Veteran filmmaker/industry journalist Ari Bass, aka Michael Whiteacre, will present “From Frisco to Vegas: The Economic Geography of the American Commercial Pornosphere”; the Chicago-based, sex-worker activist, Serpent Libertine, will present “Displaced: The Role of Moral Panics in the Destruction of Sex Worker Spaces”; and journalist/author Melissa Gira Grant will present “w4m: The End of the American Red Light District.”

In addition, the lineup includes Lynn Comella, an associate professor of gender and sexuality studies at UNLV, who is scheduled to present “Geographies of Porn: Public Policies and Industry Practices”; and Christina Parreira, a Ph.D student at UNLV and cam girl who will present a paper titled, “Auto-Ethnographic Reflections on Selling Sex in the Nevada Desert.”

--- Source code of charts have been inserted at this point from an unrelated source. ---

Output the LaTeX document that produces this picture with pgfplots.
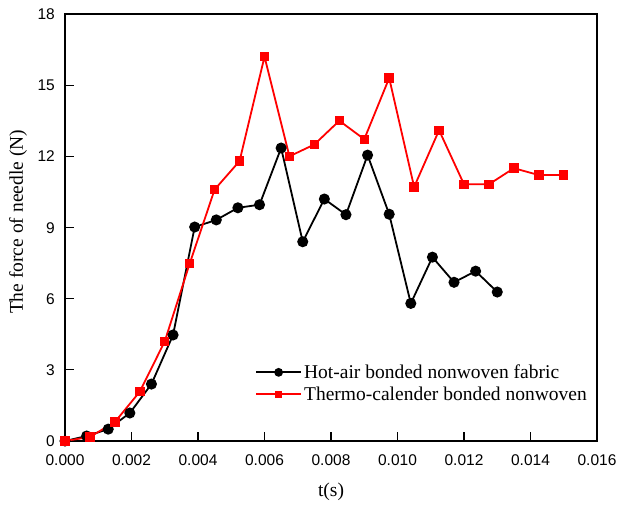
\documentclass[border=0pt]{standalone}
\usepackage{fontspec}
\setmainfont{Liberation Serif}
\newfontfamily\arial{Liberation Sans}
\usepackage{pgfplots}
\pgfplotsset{compat=1.18}
\begin{document}
\begin{tikzpicture}
\begin{axis}[
  at={(0pt,0pt)}, anchor=south west,
  scale only axis, width=532pt, height=427pt,
  xmin=0, xmax=0.016, ymin=0, ymax=18,
  scaled x ticks=false,
  xtick={0,0.002,0.004,0.006,0.008,0.010,0.012,0.014,0.016},
  xticklabels={0.000,0.002,0.004,0.006,0.008,0.010,0.012,0.014,0.016},
  ytick={0,3,6,9,12,15,18},
  xtick pos=bottom, ytick pos=left,
  tick align=inside,
  major tick length=9pt,
  axis line style={line width=1.3pt},
  every tick/.style={line width=1.3pt, black},
  /pgf/number format/assume math mode=true,
  tick label style={font=\arial\fontsize{15.5}{18}\selectfont, inner sep=0pt, text height=11pt, text depth=0pt},
  xticklabel style={anchor=north, yshift=-13pt},
  yticklabel style={anchor=east, xshift=-10pt},
  xlabel={t(s)},
  ylabel={The force of needle (N)},
  label style={font=\fontsize{19.5}{22}\selectfont},
  xlabel style={at={(axis description cs:0.5,-0.1194)}, anchor=center},
  ylabel style={at={(axis description cs:-0.0883,0.513)}, anchor=center},
  legend style={draw=none, fill=none, at={(axis description cs:0.357,0.135)}, anchor=west,
    inner sep=0pt, font=\fontsize{19.5}{22}\selectfont, row sep=3pt,
    nodes={inner sep=2pt}},
  legend cell align=left,
  legend image code/.code={\draw[line width=2pt] (0pt,0pt) -- (45pt,0pt); \draw[only marks, mark options={scale=0.75}] plot coordinates {(22.5pt,0pt)};},
  clip=false,
]
\addplot[black, line width=1.8pt, mark=*, mark size=4.6pt] coordinates {
(0,0) (0.00065,0.21) (0.0013,0.5) (0.00195,1.18) (0.0026,2.4) (0.00325,4.47)
(0.0039,9.02) (0.00455,9.32) (0.0052,9.83) (0.00585,9.96) (0.0065,12.35)
(0.00715,8.4) (0.0078,10.2) (0.00845,9.54) (0.0091,12.05) (0.00975,9.56)
(0.0104,5.8) (0.01105,7.75) (0.0117,6.69) (0.01235,7.16) (0.013,6.28)
};
\addlegendentry{Hot-air bonded nonwoven fabric}
\addplot[red, line width=1.8pt, mark=square*, mark size=3.8pt] coordinates {
(0,0) (0.00075,0.17) (0.0015,0.8) (0.00225,2.08) (0.003,4.2) (0.00375,7.48)
(0.0045,10.6) (0.00525,11.8) (0.006,16.2) (0.00675,12.0) (0.0075,12.5)
(0.00825,13.5) (0.009,12.72) (0.00975,15.3) (0.0105,10.71) (0.01125,13.1)
(0.012,10.82) (0.01275,10.82) (0.0135,11.5) (0.01425,11.21) (0.015,11.21)
};
\addlegendentry{Thermo-calender bonded nonwoven}
\end{axis}
\pgfresetboundingbox
\path[use as bounding box] (-65pt,-65pt) rectangle (552pt,441pt);
\end{tikzpicture}
\end{document}
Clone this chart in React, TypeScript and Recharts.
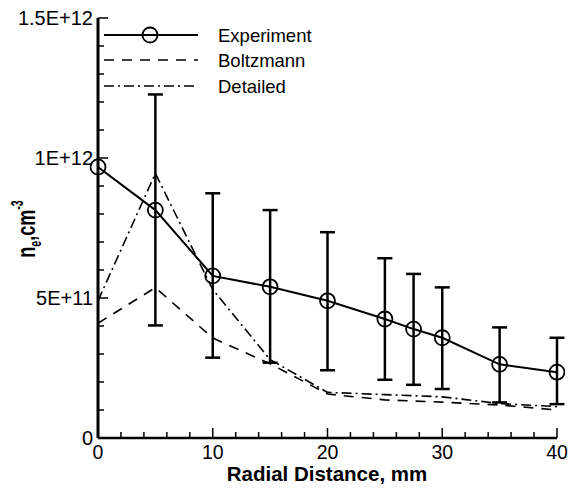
import React from 'react'
import { ComposedChart, Line, XAxis, YAxis, ErrorBar, Legend } from 'recharts'

// Experiment (with error bars)
const expX = [0, 5, 10, 15, 20, 25, 27.5, 30, 35, 40]
const expY = [9.68e11, 8.14e11, 5.79e11, 5.4e11, 4.9e11, 4.25e11, 3.89e11, 3.58e11, 2.63e11, 2.35e11]
const expHigh = [null, 1.227e12, 8.74e11, 8.14e11, 7.35e11, 6.42e11, 5.86e11, 5.38e11, 3.95e11, 3.58e11]
const expLow = [null, 4.02e11, 2.87e11, 2.69e11, 2.42e11, 2.08e11, 1.9e11, 1.75e11, 1.27e11, 1.21e11]

// Models
const modelX = [0, 5, 10, 15, 20, 25, 30, 35, 40]
const boltzmann = [4.1e11, 5.37e11, 3.57e11, 2.65e11, 1.57e11, 1.36e11, 1.28e11, 1.18e11, 1.0e11]
const detailed = [4.9e11, 9.45e11, 5.3e11, 2.8e11, 1.63e11, 1.55e11, 1.47e11, 1.23e11, 1.12e11]

const xTicks = [0, 2, 4, 6, 8, 10, 12, 14, 16, 18, 20, 22, 24, 26, 28, 30, 32, 34, 36, 38, 40]
const xLabels: Record<number, string> = { 0: '0', 10: '10', 20: '20', 30: '30', 40: '40' }
const yTicks = [0, 1e11, 2e11, 3e11, 4e11, 5e11, 6e11, 7e11, 8e11, 9e11, 1e12, 1.1e12, 1.2e12, 1.3e12, 1.4e12, 1.5e12]
const yLabels: Record<number, string> = { 0: '0', 5e11: '5E+11', 1e12: '1E+12', 1.5e12: '1.5E+12' }

const FONT = '"Liberation Sans", Arial, sans-serif'

const expData = expX.map((x, i) => ({
    x,
    y: expY[i],
    err: expHigh[i] == null ? null : [expY[i] - (expLow[i] as number), (expHigh[i] as number) - expY[i]],
}))
const boltzData = modelX.map((x, i) => ({ x, y: boltzmann[i] }))
const detailedData = modelX.map((x, i) => ({ x, y: detailed[i] }))

// ticks point inward, only the decades carry a label
const XTick = ({ x, y, payload }: any) => {
    const label = xLabels[payload.value]
    return (
        <g>
            <line x1={x} y1={y} x2={x} y2={y - (label ? 10 : 6)} stroke="#000" strokeWidth={1.5} />
            {label && (
                <text x={x} y={y + 21} textAnchor="middle" fontSize={19.5} fontFamily={FONT} fill="#000">
                    {label}
                </text>
            )}
        </g>
    )
}

const YTick = ({ x, y, payload }: any) => {
    const label = yLabels[payload.value]
    return (
        <g>
            <line x1={x} y1={y} x2={x + (label ? 10 : 6)} y2={y} stroke="#000" strokeWidth={1.5} />
            {label && (
                <text x={x - 5} y={y + 7} textAnchor="end" fontSize={20} fontFamily={FONT} fill="#000">
                    {label}
                </text>
            )}
        </g>
    )
}

const renderLegend = () => (
    <svg width={240} height={80} style={{ display: 'block' }}>
        <line x1={4} y1={13} x2={98} y2={13} stroke="#000" strokeWidth={2} />
        <circle cx={50} cy={13} r={7.5} fill="none" stroke="#000" strokeWidth={1.8} />
        <line x1={4} y1={38} x2={98} y2={38} stroke="#000" strokeWidth={1.6} strokeDasharray="10 8" />
        <line x1={4} y1={64} x2={98} y2={64} stroke="#000" strokeWidth={1.6} strokeDasharray="10 4 2 4" />
        {['Experiment', 'Boltzmann', 'Detailed'].map((t, i) => (
            <text key={t} x={118} y={[13, 38, 64][i] + 6.5} fontSize={18.5} fontFamily={FONT} fill="#000">
                {t}
            </text>
        ))}
    </svg>
)

export default function App() {
    return (
        <div style={{ position: 'absolute', left: 0, top: 0, background: '#fff' }}>
            <ComposedChart width={573} height={494} margin={{ top: 18, right: 16, left: 0, bottom: 0 }}>
                <XAxis
                    type="number"
                    dataKey="x"
                    domain={[0, 40]}
                    allowDataOverflow
                    ticks={xTicks}
                    interval={0}
                    height={56}
                    tickSize={0}
                    tickMargin={0}
                    tick={<XTick />}
                    axisLine={{ stroke: '#000', strokeWidth: 2.5 }}
                    label={{
                        content: () => (
                            <text x={327} y={481} textAnchor="middle" fontSize={20.5} fontWeight="bold" fontFamily={FONT} fill="#000">
                                Radial Distance, mm
                            </text>
                        ),
                    }}
                />
                <YAxis
                    type="number"
                    dataKey="y"
                    domain={[0, 1.5e12]}
                    ticks={yTicks}
                    interval={0}
                    width={98}
                    tickSize={0}
                    tickMargin={0}
                    tick={<YTick />}
                    axisLine={{ stroke: '#000', strokeWidth: 3 }}
                    label={{
                        content: () => (
                            <text
                                transform="translate(35,229) rotate(-90) scale(0.82,1.2)"
                                textAnchor="middle"
                                fontSize={22}
                                fontWeight="bold"
                                fontFamily={FONT}
                                fill="#000"
                            >
                                n<tspan fontSize={13} dy={5}>e</tspan>
                                <tspan dy={-5}>,cm</tspan>
                                <tspan fontSize={13} dy={-10}>-3</tspan>
                            </text>
                        ),
                    }}
                />
                <Legend
                    layout="vertical"
                    align="center"
                    verticalAlign="middle"
                    content={renderLegend}
                    wrapperStyle={{ position: 'absolute', left: 100, top: 22, width: 240, height: 80 }}
                />
                <Line
                    data={boltzData}
                    dataKey="y"
                    stroke="#000"
                    strokeWidth={1.6}
                    strokeDasharray="10 8"
                    dot={false}
                    isAnimationActive={false}
                />
                <Line
                    data={detailedData}
                    dataKey="y"
                    stroke="#000"
                    strokeWidth={1.6}
                    strokeDasharray="10 4 2 4"
                    dot={false}
                    isAnimationActive={false}
                />
                <Line
                    data={expData}
                    dataKey="y"
                    stroke="#000"
                    strokeWidth={2}
                    dot={{ r: 7.5, fill: 'none', stroke: '#000', strokeWidth: 1.8, clipDot: false }}
                    isAnimationActive={false}
                >
                    <ErrorBar dataKey="err" direction="y" width={7.5} stroke="#000" strokeWidth={2.5} isAnimationActive={false} />
                </Line>
            </ComposedChart>
        </div>
    )
}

Robyn Longhurst, a professor of Geography at the University of Waikato in New Zealand, will present “Skype Sex, Love and Romance"; and Erin Sanders-McDonagh will deliver a presentation on "Women's Consumption of Live Sex: Understanding Public Sex Performance in Thailand and the Netherlands."

Sanders-McDonagh is a Senior Lecturer in Sociology and Co-Director of the Centre for Social and Criminological Research at Middlesex University in London.

“We were pretty blown away by the response,” Maginn said. “I think what it showed is there’s a lot of scholarship in this kind of sexuality, sex-work sphere.”

He added, “To use a euphemism, we were pretty stoked that we got a good mix of people. We have some early career researchers such as Ph.D students and recently graduated Ph.D students, as well as some mid-career and established researchers. And the topics are great. It’s a nice, eclectic mix.”

Maginn said the group welcomed papers from all standpoints; he even reached out to Professor Gail Dines, author of "Pornland" and founder of Stop Porn Culture, informing her of the special session and inviting her to submit an abstract and circulate the call for papers among her networks. But Dines declined the invite citing other obligations, according to Maginn.

“I’m a firm believer that academic scholarship should be as inclusive as possible, even with those in opposite camps," Maginn said, admitting it was “a bit disappointing” to not have any presenters from the so-called “anti-sex work” position.  

After the conference, Maginn, Cooper and Zebracki will be exploring outlets in which to publish the papers presented at AAG “once we kind of see what works for the papers," Maginn said.

His recently released book “(Sub)Urban Sexscapes came out of the special session he attended at the 2012 AAG Annual Meeting in New York.

“This conference and geography in general actually has a very inclusive philosophy," Maginn said. "With people that are under the gaze of academic research we try to involve them in the research. We were particularly committed to trying to get sex workers involved in our academic practices as much as possible. They’re the people with experience.”

The scope of this special session on sex work is shaping up to be the largest ever presented at AAG, he noted.

“I think this is. There has been other stuff presented on sexuality, but in terms of looking at the sex industry, I think this is the biggest one with the diversity of papers and the diversity of presenters — both academic and non-academic," Maginn said.